En combinant ces résultats dans une analyse post-hoc, les auteurs arrivent à la conclusion que le vaccin PfSPZ ne présente pas de risque particulier pour les femmes ayant un projet de grossesse, et ne réduit notamment pas le délai avant la première grossesse.
Le vaccin est « sûr et bien toléré par les adultes », et à ce stade, seul un schéma qui comprend l’adjonction d’un traitement antipaludéen en amont de la première dose (en plus de celui déjà prévu entre la deuxième et la troisième dose) le rend efficace pour prévenir l’infection au cours des deux saisons des pluies.
La technique du cheval de Troie pour prendre le paludisme au piège
Selon les chercheurs de l’Université nationale australienne (ANU) il serait possible de se servir du cholestérol humain, dont le Plasmodium falciparum a besoin pour se développer, pour l’attaquer de l’intérieur.
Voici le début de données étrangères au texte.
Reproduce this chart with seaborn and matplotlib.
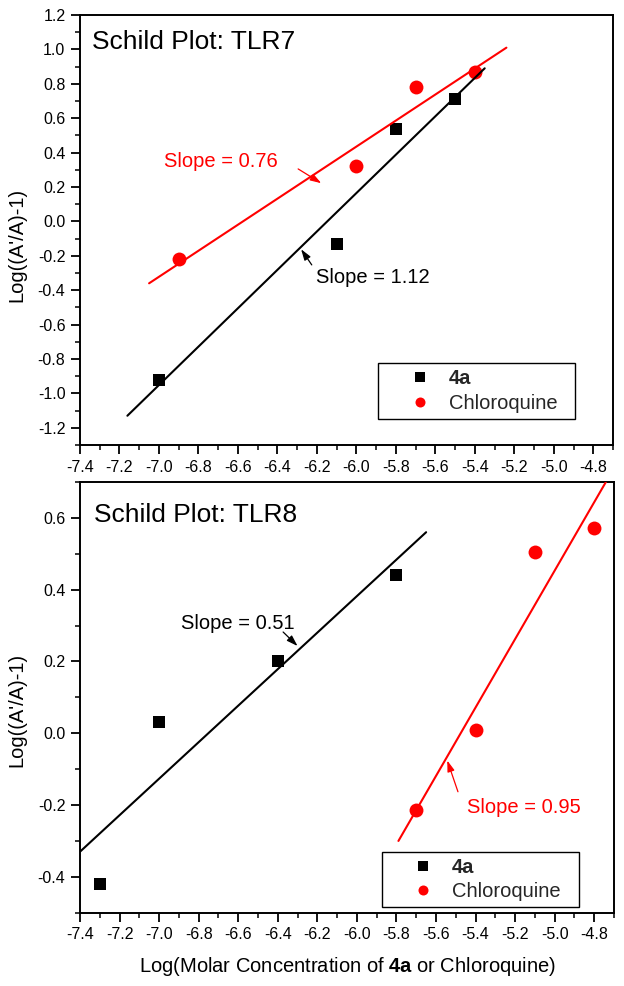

Tel un Ulysse médicamenteux, le médicament pourrait ainsi mettre le parasite à sac avant qu’il ne poursuive son cycle.
Dans un article publié dans EMBO Molecular Medicine, les chercheurs détaillent la mise au point d’un moyen de lier le cholestérol aux médicaments. Selon le Pr Alexander Maier de l’ANU, cette approche est trois à 25 fois plus efficace pour éliminer les parasites que les médicaments qui ne sont pas liés au cholestérol. « En raison de sa mauvaise réputation, les gens oublient que le cholestérol est un élément de base de la vie et que les humains et les animaux en ont besoin pour fonctionner et survivre, explique le chercheur. Les parasites ont particulièrement besoin de cholestérol, car ils ont perdu la capacité d’en fabriquer eux-mêmes, poursuit-il. Comme les parasites ne peuvent pas produire du cholestérol, ils le volent à leurs hôtes et le stockent. »
Cette stratégie présenterait l’avantage de ne pas être contrecarrée par les mécanismes habituels de développement de résistances aux traitements. « Grâce à cette approche, nous pouvons également réutiliser des médicaments existants qui ont perdu leur efficacité et les rendre à nouveau efficaces », ajoute le Pr Maier.